I dont understand the output from this piece of code.
def modif(tab1, tab2):
tab1 = tab2
liste1 = [1, 2, 3]
liste2 = [4, 5, 6, 7, 8]
print(liste1[0], end=";")
modif(liste1, liste2)
print(liste1[0])
I thougth, the output would be " 1;4 " but it actually is "1;1". Could someone explain why this is?
When you call modif on liste1 and liste2, it creates the variables tab1 and tab2 in the scope of the function call. You can think of tab1 as a reference to the list liste1 that exists in the caller's scope. You can verify that this is true by changing modif to modify the list directly using one of its own member functions such as append. For example:
def modif(tab1):
tab1.append('a')
liste1 = [1, 2, 3]
modif(liste1)
print(liste1)
prints out [1, 2, 3, 'a'] as expected.
However, when you say tab1 = tab2, you are redefining tab1. Remember, tab1 was a label that modif used to reference liste1, and tab2 was (and still is) a label that modif used to reference liste2.
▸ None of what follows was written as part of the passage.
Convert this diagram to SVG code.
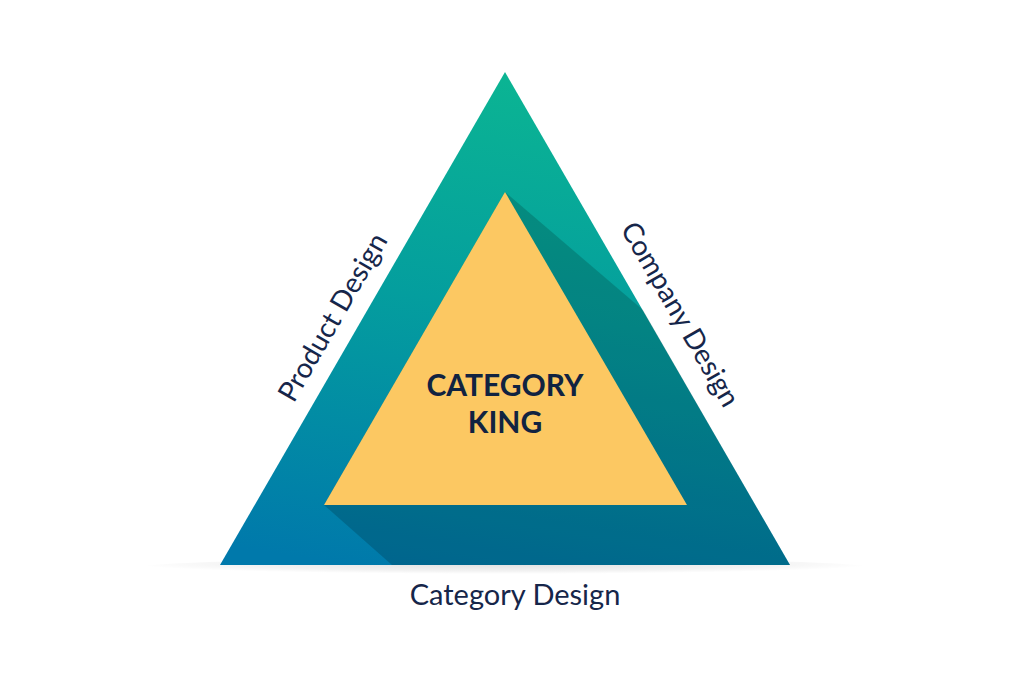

The statement tab1 = tab2 tells python that tab1 is no longer a label for liste1, but that it shall now be a label for tab2 (which is secretly a label for liste2. You can see that this is true by running the following:
def modif(tab1, tab2):
tab1 = tab2
tab1.append('a')
liste1 = [1, 2, 3]
liste2 = [4, 5, 6, 7, 8]
modif(liste1, liste2)
print(liste2)
It prints out [4, 5, 6, 7, 8, 'a'], verifying that tab1 is now a reference to liste2. If you want liste1 to be changed in the function modif, you need to modify tab1 directly, rather than setting tab1 to a new value, effectively destroying its link to liste1. For example:
def modif(tab1, tab2):
for _ in range(len(tab1)): del tab1[0]
for ii in tab2: tab1.append(ii)
liste1 = [1, 2, 3]
liste2 = [4, 5, 6, 7, 8]
print(liste1[0], end=";")
modif(liste1, liste2)
print(liste1[0])
successfully prints 1;4. This works because we are directly modifying tab1 rather than redefining it.